With more evidence yesterday that brother David has the edge in the leadership race, the man who wrote the manifesto for Gordon Brown's 2010 campaign has blasted the Liberal Democrat leader in an open letter to LibDem members in The Guardian:
"[The Liberal Democrats] are a party of proud traditions: of Keynes, Lloyd George and Beveridge. But it is increasingly clear that these traditions are being abandoned by Clegg as he goes along with damaging cuts in public spending undermining economic growth, tax rises hitting the poorest hardest, and a clear threat to the universal welfare state. Our society is at risk of being reshaped in ways that will devastate the proud legacy of liberalism. We see a free market philosophy being applied to our schools, wasteful top-down reorganisation of our NHS, and the undermining of our green credentials with cuts to investment. At some point you have to conclude that this is not a mistake here or there, but part of a pattern. The pattern is of a leadership that has sold out and betrayed your traditions, including that of your recent leadership: Steel, Ashdown, Kennedy and Campbell."

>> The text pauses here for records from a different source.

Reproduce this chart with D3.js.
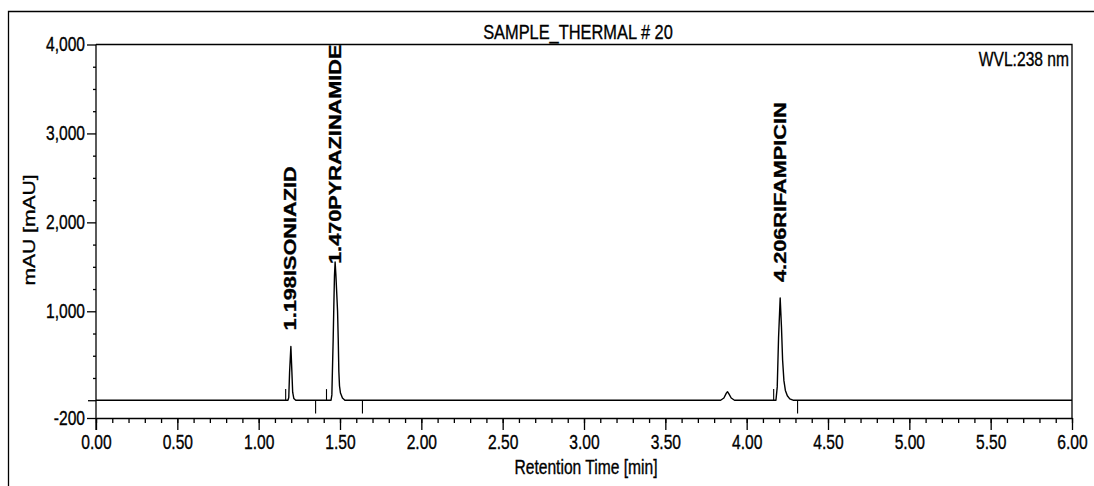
<!DOCTYPE html>
<html>
<head>
<meta charset="utf-8">
<script src="https://cdn.jsdelivr.net/npm/d3@7"></script>
<style>
  body { margin: 0; background: #fff; }
  svg { display: block; }
  text { font-family: "Liberation Sans", Arial, sans-serif; fill: #000; stroke: #000; stroke-width: 0.35px; }
</style>
</head>
<body>
<svg id="chart" width="1094" height="486"></svg>
<script>
// Chromatogram trace: retention time (min) and detector response (mAU)
const retentionTime = [
  0.000, 1.160, 1.180, 1.185, 1.190, 1.198, 1.204, 1.209, 1.216, 1.228,
  1.445, 1.450, 1.453, 1.458, 1.462, 1.466, 1.470, 1.475, 1.480, 1.485,
  1.489, 1.493, 1.497, 1.503, 1.515, 1.530,
  3.840, 3.860, 3.875, 3.882, 3.890, 3.905, 3.925,
  4.180, 4.188, 4.196, 4.206, 4.214, 4.221, 4.229, 4.238, 4.250, 4.265, 4.285,
  6.000
];
const absorbance = [
  0, 0, 0, 30, 310, 605, 330, 90, 20, 0,
  0, 60, 300, 680, 1050, 1400, 1555, 1400, 1200, 1000,
  700, 320, 160, 80, 25, 0,
  0, 25, 80, 95, 75, 25, 0,
  0, 150, 700, 1150, 820, 450, 220, 110, 50, 15, 0,
  0
];

// Named peaks
const peakTimes  = [1.198, 1.470, 4.206];
const peakNames  = ["ISONIAZID", "PYRAZINAMIDE", "RIFAMPICIN"];
const peakHeights = [605, 1555, 1150];

// Integration limits
const peakStarts = [1.166, 1.417, 4.166];
const peakEnds   = [1.350, 1.638, 4.313];

// Axes
const xTickValues = [0, 0.5, 1, 1.5, 2, 2.5, 3, 3.5, 4, 4.5, 5, 5.5, 6];
const xTickLabels = ["0.00", "0.50", "1.00", "1.50", "2.00", "2.50", "3.00",
                     "3.50", "4.00", "4.50", "5.00", "5.50", "6.00"];
const yTickValues = [-200, 1000, 2000, 3000, 4000];
const yTickLabels = ["-200", "1,000", "2,000", "3,000", "4,000"];

const chartTitle = "SAMPLE_THERMAL # 20";
const wavelength = "WVL:238 nm";
const xTitle = "Retention Time [min]";
const yTitle = "mAU [mAU]";

const svg = d3.select("#chart");
const plotLeft = 96, plotRight = 1072, plotTop = 44.5, plotBottom = 418;

const x = d3.scaleLinear().domain([0, 6]).range([plotLeft, plotRight]);
const y = d3.scaleLinear().domain([-200, 4000]).range([plotBottom, plotTop]);

// squeeze/stretch text along its writing direction
function fit(sel, k) {
  sel.each(function () {
    const w = this.getComputedTextLength();
    this.setAttribute("textLength", w * k);
    this.setAttribute("lengthAdjust", "spacingAndGlyphs");
  });
}
const NARROW = 0.78;

// outer frame
svg.append("path")
  .attr("d", "M1094,11.5H8.5V486")
  .attr("fill", "none").attr("stroke", "#000").attr("stroke-width", 1.3);

// plot frame top and right
svg.append("path")
  .attr("d", `M${plotLeft},${plotTop}H${plotRight}V${plotBottom}`)
  .attr("fill", "none").attr("stroke", "#000").attr("stroke-width", 1.3);

// x axis: minor then major ticks
const gxMinor = svg.append("g")
  .attr("transform", `translate(0,${plotBottom})`)
  .call(d3.axisBottom(x).tickValues(d3.range(0, 6.0001, 0.1)).tickSize(5).tickFormat(""));
gxMinor.select(".domain").remove();

const gx = svg.append("g")
  .attr("transform", `translate(0,${plotBottom})`)
  .call(d3.axisBottom(x).tickValues(xTickValues)
    .tickFormat((d, i) => xTickLabels[i]).tickSize(12).tickSizeOuter(0).tickPadding(5));
gx.selectAll("text").style("font-size", "20px");
fit(gx.selectAll("text"), NARROW);

// y axis: minor ticks every 250, zero tick, labelled majors
const yMinorVals = d3.range(250, 4000, 250).filter(v => !yTickValues.includes(v));
const gyMinor = svg.append("g")
  .attr("transform", `translate(${plotLeft},0)`)
  .call(d3.axisLeft(y).tickValues(yMinorVals).tickSize(3).tickFormat(""));
gyMinor.select(".domain").remove();

const gyZero = svg.append("g")
  .attr("transform", `translate(${plotLeft},0)`)
  .call(d3.axisLeft(y).tickValues([0]).tickSize(8).tickFormat(""));
gyZero.select(".domain").remove();

const gy = svg.append("g")
  .attr("transform", `translate(${plotLeft},0)`)
  .call(d3.axisLeft(y).tickValues(yTickValues)
    .tickFormat((d, i) => yTickLabels[i]).tickSize(9).tickSizeOuter(0).tickPadding(2));
gy.selectAll("text").style("font-size", "20px");
fit(gy.selectAll("text"), NARROW);
gy.select(".domain").attr("d", `M0,${plotTop}V${plotBottom + 12}`);
svg.selectAll(".tick line, .domain").attr("stroke", "#000").attr("stroke-width", 1.3);

// integration limit markers
svg.append("g").selectAll("line")
  .data(peakStarts).join("line")
  .attr("x1", d => x(d)).attr("x2", d => x(d))
  .attr("y1", y(0)).attr("y2", y(125))
  .attr("stroke", "#000").attr("stroke-width", 1.1);
svg.append("g").selectAll("line")
  .data(peakEnds).join("line")
  .attr("x1", d => x(d)).attr("x2", d => x(d))
  .attr("y1", y(0)).attr("y2", y(-150))
  .attr("stroke", "#000").attr("stroke-width", 1.1);

// trace
const trace = retentionTime.map((t, i) => [t, absorbance[i]]);
svg.append("path")
  .datum(trace)
  .attr("fill", "none")
  .attr("stroke", "#000")
  .attr("stroke-width", 1.4)
  .attr("stroke-linejoin", "round")
  .attr("d", d3.line().x(d => x(d[0])).y(d => y(d[1])));

// peak labels, rotated, clamped to the top of the plot
const STRETCH = 1.315;
peakTimes.forEach((t, i) => {
  const lbl = svg.append("text")
    .text(t.toFixed(3) + peakNames[i])
    .style("font-size", "16.5px")
    .style("font-weight", "bold");
  fit(lbl, STRETCH);
  const L = +lbl.attr("textLength");
  let y0 = y(peakHeights[i]) - 16;
  if (y0 - L < plotTop) y0 = plotTop + L;
  lbl.attr("transform", `translate(${x(t) + 5.5},${y0}) rotate(-90)`);
});

// titles
const title = svg.append("text")
  .attr("x", 578).attr("y", 39).attr("text-anchor", "middle")
  .style("font-size", "21px").text(chartTitle);
fit(title, NARROW);

const wvl = svg.append("text")
  .attr("x", 1069).attr("y", 66).attr("text-anchor", "end")
  .style("font-size", "20px").text(wavelength);
fit(wvl, NARROW);

const xt = svg.append("text")
  .attr("x", 586).attr("y", 474).attr("text-anchor", "middle")
  .style("font-size", "20px").text(xTitle);
fit(xt, NARROW);

const yt = svg.append("text")
  .attr("transform", "translate(35,230) rotate(-90)")
  .attr("text-anchor", "middle")
  .style("font-size", "16px").text(yTitle);
fit(yt, STRETCH);
</script>
</body>
</html>
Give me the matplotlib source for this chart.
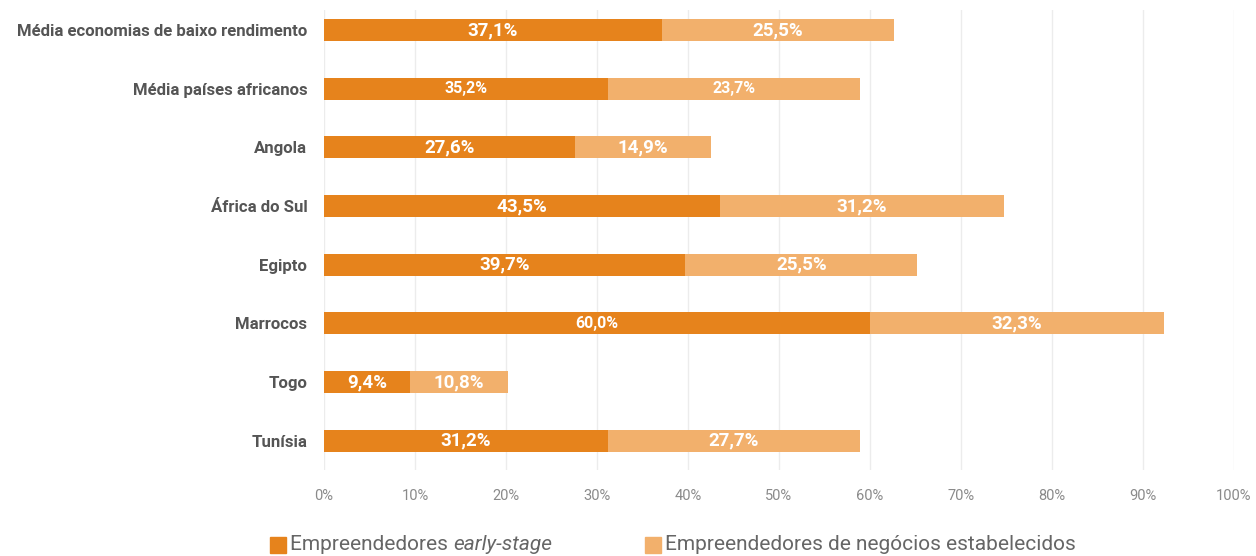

Ed Miliband argues that his newly-discovered support for a graduate tax, opposition to ID cards and his previously secret conclusion that the Iraq war was a "profound mistake" make him the ideal person to attract even more LibDem supporters away from the Coalition (YouGov again had Clegg's party at 12% overnight).
In The Telegraph Mary Riddell identifies Ed's Clegg-bashing and David Miliband's reluctance to do the same* as the most interesting faultline in the Labour leadership race:
"The Lib Dem question could be a game-changer. For the first time, Ed's attacking instincts and David's gloves-on restraint offer a simple choice both to friends and to the enemies who have caricatured them as Tweedledum and Tweedledumber."
The danger of this Clegg bashing is that, as in Aesop's fable, the huffing and puffing against Nick Clegg may actually push him closer to Cameron. The building of a sunnier alternative within the Labour fold for Liberal Democrats is probably more likely to destabilise the Coalition.
* I'm not sure it's as simple as that. David Miliband has, as Mary Riddell notes, called Clegg "the dumb waiter" and "dead parrot".